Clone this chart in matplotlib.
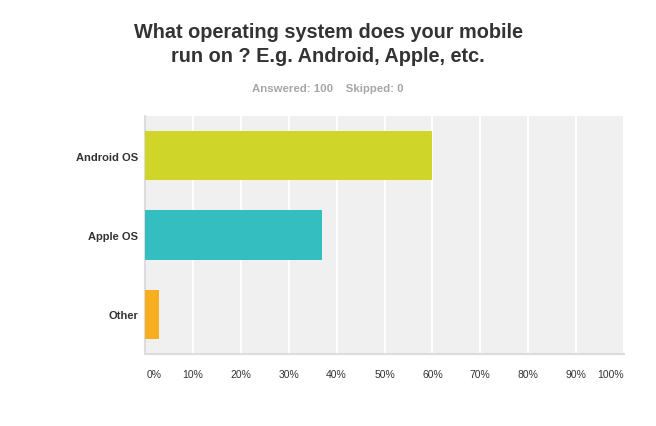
import matplotlib.pyplot as plt
import numpy as np

plt.rcParams['font.family'] = ['Liberation Sans', 'DejaVu Sans']

# survey answers
categories = ['Android OS', 'Apple OS', 'Other']
percents = [60, 37, 3]
bar_colors = ['#d0d52a', '#34bec0', '#f7ae20']
tick_vals = list(range(0, 101, 10))
tick_text = ['%d%%' % v for v in tick_vals]
title_lines = ['What operating system does your mobile', 'run on ? E.g. Android, Apple, etc.']

fig = plt.figure(figsize=(6.56, 4.27), dpi=100)
ax = fig.add_axes([145/656, 1 - 355/427, 479/656, 238/427])
ax.set_facecolor('#f0f0f0')

y = np.arange(len(categories))
ax.barh(y, percents, height=0.62, color=bar_colors, zorder=3)
ax.set_ylim(len(categories) - 0.5, -0.5)
ax.set_xlim(0, 100)

# white vertical gridlines
ax.set_xticks(tick_vals)
ax.grid(axis='x', color='white', lw=1.5, zorder=1)
ax.set_xticklabels([])
ax.tick_params(axis='both', length=0)
for v, t in zip(tick_vals, tick_text):
    ha = 'center'
    if v == 0:
        ha = 'left'
    elif v == 100:
        ha = 'right'
    ax.text(v + (0.4 if v == 0 else 0), -0.085, t, transform=ax.get_xaxis_transform(),
            ha=ha, va='center', fontsize=7.5, color='#333333')

ax.set_yticks(y)
ax.set_yticklabels(categories, fontsize=8, fontweight='bold', color='#333333')
ax.tick_params(axis='y', pad=5)

for s in ['top', 'right']:
    ax.spines[s].set_visible(False)
ax.spines['left'].set_color('#dddddd')
ax.spines['bottom'].set_color('#dddddd')
ax.spines['left'].set_linewidth(1.5)
ax.spines['bottom'].set_linewidth(1.5)

for i, line in enumerate(title_lines):
    fig.text(328/656, 1 - (32 + 25*i)/427, line, ha='center', va='center',
             fontsize=14.3, fontweight='bold', color='#333333')
fig.text(328/656, 1 - 89/427, 'Answered: 100    Skipped: 0', ha='center', va='center',
         fontsize=8.2, fontweight='bold', color='#a6a6a6')

fig.savefig('out.png', dpi=100)
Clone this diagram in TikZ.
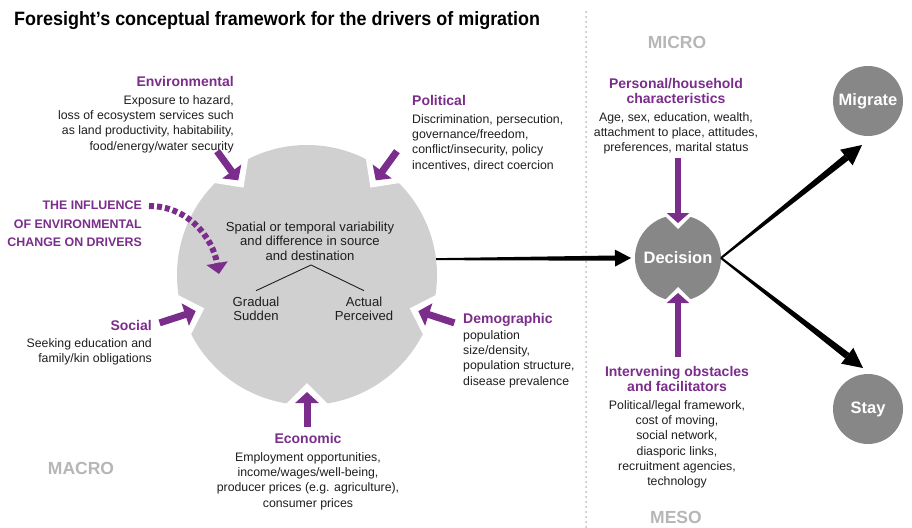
\documentclass[tikz,border=0pt]{standalone}
\usepackage{fontspec}
\setmainfont{Liberation Sans}
\newfontfamily\titlefont{Liberation Sans}[FakeStretch=0.93]
\usetikzlibrary{arrows.meta,calc}

\definecolor{drvpurple}{RGB}{123,45,139}
\definecolor{drvlight}{RGB}{208,208,208}
\definecolor{drvdark}{RGB}{135,135,135}
\definecolor{scalegray}{RGB}{182,182,182}
\definecolor{txt}{RGB}{30,30,30}

% tapered black arrow: #1 start, #2 tip, #3 start half-width, #4 end half-width,
% #5 head length, #6 head half-width, #7 colour
\newcommand\taperarrow[7]{%
  \path ($(#2)!#5!(#1)$) coordinate (tabase);
  \fill[#7] ($(#1)!#3!90:(#2)$) -- ($(tabase)!#4!-90:(#1)$) --
            ($(tabase)!#4!90:(#1)$) -- ($(#1)!#3!-90:(#2)$) -- cycle;
  \fill[#7] (#2) -- ($(tabase)!#6!90:(#1)$) -- ($(tabase)!#6!-90:(#1)$) -- cycle;
}

\tikzset{
  headlabel/.style={font=\fontsize{14}{15}\selectfont\bfseries, text=drvpurple, inner sep=0pt},
  bodytext/.style={font=\fontsize{12.3}{15.3}\selectfont, text=txt, inner sep=0pt},
  capslabel/.style={font=\fontsize{12.4}{18.5}\selectfont\bfseries, text=drvpurple, inner sep=0pt},
  innertext/.style={font=\fontsize{13.1}{14.6}\selectfont, text=txt, inner sep=0pt, align=center},
  scalelabel/.style={font=\fontsize{17.5}{18}\selectfont\bfseries, text=scalegray, inner sep=0pt},
  outcome/.style={circle, fill=drvdark, inner sep=0pt, outer sep=0pt, text=white,
                  font=\fontsize{16.5}{18}\selectfont\bfseries},
  push/.style={draw=drvpurple, line width=7pt, -{Triangle[length=11pt,width=23pt]}},
  pushsmall/.style={draw=drvpurple, line width=6pt, -{Triangle[length=10pt,width=22pt]}},
  divider/.style={draw=scalegray, line width=2pt, line cap=round, dash pattern=on 0pt off 5pt},
}

\begin{document}
\begin{tikzpicture}[x=1pt,y=1pt]
\useasboundingbox (0,0) rectangle (912,-527);

% title
\node[anchor=base west, inner sep=0pt, text=black,
      font=\titlefont\fontsize{19.3}{22}\selectfont\bfseries] (title) at (14,-26)
  {Foresight’s conceptual framework for the drivers of migration};

% macro / micro divider
\coordinate (divTop) at (586,-12);
\coordinate (divBot) at (586,-530);
\draw[divider] (divTop) -- (divBot);

\node[scalelabel] (micro) at (677,-42) {MICRO};
\node[scalelabel] (macro) at (81,-468) {MACRO};
\node[scalelabel] (meso) at (676,-517) {MESO};

% drivers circle with five notches
\node[circle, fill=drvlight, minimum size=260pt, inner sep=0pt, outer sep=0pt] (drivers) at (307,-275) {};
\foreach \a in {54,126,198,270,342}{
  \begin{scope}[shift={(drivers.center)}, rotate=\a]
    \fill[white] (108,0) -- (142,34) -- (142,-34) -- cycle;
  \end{scope}
}

% inner content
\node[innertext] (var) at (310,-241) {Spatial or temporal variability\\and difference in source\\and destination};
\node[innertext] (gradual) at (256,-309) {Gradual\\Sudden};
\node[innertext] (actual) at (364,-309) {Actual\\Perceived};
\coordinate (fork) at (311,-265);
\draw[line width=0.9pt, txt] ([yshift=6pt]gradual.north) -- (fork) -- ([yshift=6pt]actual.north);

% driver labels
\node[headlabel, anchor=base east] (envH) at (234,-86) {Environmental};
\node[bodytext, anchor=north east, align=right] (envT) at (234,-95)
  {Exposure to hazard,\\loss of ecosystem services such\\as land productivity, habitability,\\food/energy/water security};

\node[capslabel, anchor=north east, align=right] (infl) at (142,-201)
  {THE INFLUENCE\\OF ENVIRONMENTAL\\CHANGE ON DRIVERS};

\node[headlabel, anchor=base west] (polH) at (412,-105) {Political};
\node[bodytext, anchor=north west, align=left] (polT) at (412,-114)
  {Discrimination, persecution,\\governance/freedom,\\conflict/insecurity, policy\\incentives, direct coercion};

\node[headlabel, anchor=base east] (socH) at (152,-330) {Social};
\node[bodytext, anchor=north east, align=right] (socT) at (152,-338)
  {Seeking education and\\family/kin obligations};

\node[headlabel, anchor=base west] (demH) at (463,-323) {Demographic};
\node[bodytext, anchor=north west, align=left] (demT) at (463,-330)
  {population\\size/density,\\population structure,\\disease prevalence};

\node[headlabel, anchor=base] (ecoH) at (308,-443) {Economic};
\node[bodytext, anchor=north, align=center] (ecoT) at (308,-452)
  {Employment opportunities,\\income/wages/well-being,\\producer prices (e.g. agriculture),\\consumer prices};

% driver arrows into the notches
\path (drivers.center) ++(126:117) coordinate (envTip) ++(126:36) coordinate (envTail);
\path (drivers.center) ++(54:117)  coordinate (polTip) ++(54:36)  coordinate (polTail);
\path (drivers.center) ++(198:117) coordinate (socTip) ++(198:38) coordinate (socTail);
\path (drivers.center) ++(342:117) coordinate (demTip) ++(342:38) coordinate (demTail);
\path (drivers.center) ++(270:117) coordinate (ecoTip) ++(270:35) coordinate (ecoTail);
\draw[push] (envTail) -- (envTip);
\draw[push] (polTail) -- (polTip);
\draw[push] (socTail) -- (socTip);
\draw[push] (demTail) -- (demTip);
\draw[push] (ecoTail) -- (ecoTip);

% influence of environmental change
\coordinate (inflTail) at (149,-206);
\coordinate (inflTip) at (219,-274);
\draw[drvpurple, line width=6pt, dash pattern=on 5pt off 3pt,
      -{Triangle[length=11pt,width=21pt]}] (inflTail) to[out=0, in=100] (inflTip);

% decision and outcomes
\node[outcome, minimum size=86pt] (dec) at (678,-258) {Decision};
\foreach \a in {90,270}{
  \begin{scope}[shift={(dec.center)}, rotate=\a]
    \fill[white] (29,0) -- (55,26) -- (55,-26) -- cycle;
  \end{scope}
}
\node[outcome, minimum size=70pt] (mig) at (868,-101) {Migrate};
\node[outcome, minimum size=70pt] (stay) at (868,-409) {Stay};

% micro / meso labels
\node[headlabel, anchor=north, align=center] (perH) at (676,-78) {Personal/household\\characteristics};
\node[bodytext, anchor=north, align=center] (perT) at (676,-112)
  {Age, sex, education, wealth,\\attachment to place, attitudes,\\preferences, marital status};
\node[headlabel, anchor=north, align=center] (intH) at (677,-366) {Intervening obstacles\\and facilitators};
\node[bodytext, anchor=north, align=center] (intT) at (677,-400)
  {Political/legal framework,\\cost of moving,\\social network,\\diasporic links,\\recruitment agencies,\\technology};

\path (dec.center) ++(0,35) coordinate (perTip) ++(0,65) coordinate (perTail);
\path (dec.center) ++(0,-35) coordinate (intTip) ++(0,-64) coordinate (intTail);
\draw[pushsmall] (perTail) -- (perTip);
\draw[pushsmall] (intTail) -- (intTip);

% flows
\coordinate (decIn) at ($(dec.west)+(-4,0)$);
\coordinate (migTip) at ($(mig.south)+(-6,-9)$);
\coordinate (stayTip) at ($(stay.north)+(-5,6)$);
\taperarrow{drivers.7.5}{decIn}{1pt}{2.6pt}{16pt}{8.5pt}{black}
\taperarrow{dec.east}{migTip}{1pt}{3.4pt}{20pt}{10pt}{black}
\taperarrow{dec.east}{stayTip}{1pt}{3.4pt}{20pt}{10pt}{black}

\end{tikzpicture}
\end{document}
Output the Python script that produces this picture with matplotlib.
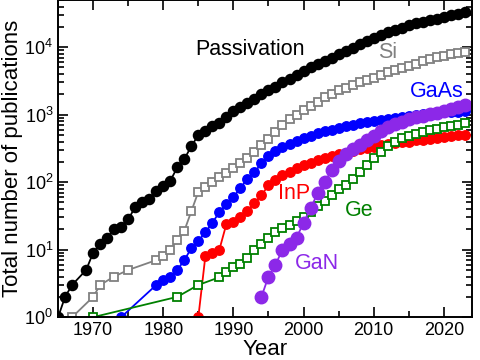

▶ Task instructions: Stop after the line containing "title_lines = ['What": copy the records exactly from the first line up to there, leaving pictures out.

▶ Solution to the exercise:
Clone this chart in matplotlib.
import matplotlib.pyplot as plt
import numpy as np

plt.rcParams['font.family'] = ['Liberation Sans', 'DejaVu Sans']

# survey answers
categories = ['Android OS', 'Apple OS', 'Other']
percents = [60, 37, 3]
bar_colors = ['#d0d52a', '#34bec0', '#f7ae20']
tick_vals = list(range(0, 101, 10))
tick_text = ['%d%%' % v for v in tick_vals]
title_lines = ['What operating system does your mobile', 'run on ? E.g. Android, Apple, etc.']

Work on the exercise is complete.